Kipling wrote to his son-in-law, George Bambridge, in a letter of 13 October 1932:
As far as I can recall, my talk at Paris was to the effect that in the thousand years of our varied relations we had tried each other out and had conceived a lasting respect for each other: and understood that we were the guardians of what remains of civilisation in the world.
[Letters, Thomas Pinney (Ed.) , vol 6 p.136]
Notes on the Text
(the page and line numbers below refer to the
Uniform Edition of A Book of Words Macmillan, London 1928)
[Page 201 line 6] Pantagruel The French writer and physician François Rabelais (1494?-1553) published Pantagruel in 1532. This was the second book chronologically, but the first to be written and published, of a coarse bawdy exuberant narrative in four or five parts. Pantagruel himself is a prince whose education is the subject of vigorous and full-blooded satire.
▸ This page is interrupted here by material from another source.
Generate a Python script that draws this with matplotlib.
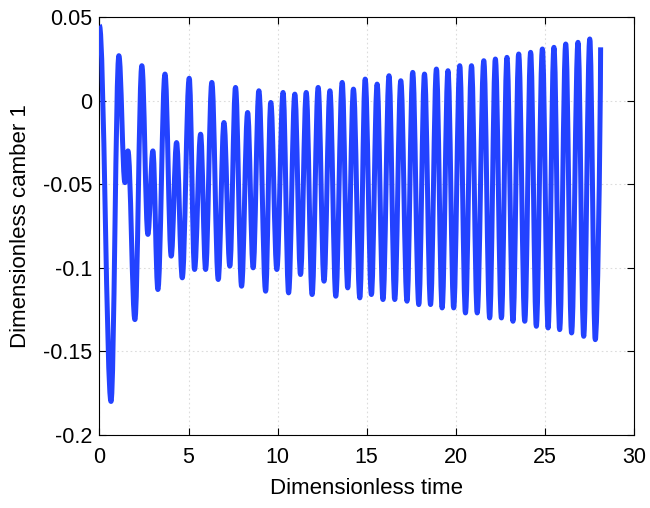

At the time of its publication, the work aroused the wrath of the Sorbonne, which was then the theological faculty of the University of Paris.
[Page 201 line 7] thèse Sorbonnique a thesis from a graduate of the Sorbonne.
[Page 202 line 16] Gaul Frenchman. The Gauls were a Celtic people, who inhabited France under the Romans, and before the invasions of the Franks.
[Page 202 line 32] the Teuton and the Tartar The Teutons are Germanic tribes, and the Tartars a warrior people from Central Asia.
[Page 203 line 1] Wehr-Wolf This was Kipling’s idiosyncratic spelling of the word. ‘Wehr’ in German means a defence or a ‘weir’; the German army was called the ‘Wehrmacht’. The German word for werewolf is ‘Werwolf’.
[Page 204 line 29] Utopian Utopia by Sir Thomas More (1478-1535), published in Latin in 1516, tells of an imaginary island where everything is perfect.
[Page 205 line 28] Gehenna a place of torment, hell.
[Page 206 line 4] No Man’s Land waste land, with no known owner. It is a term familiar from the Great War, where the ground between the embattled armies was called ‘No Man’s Land’.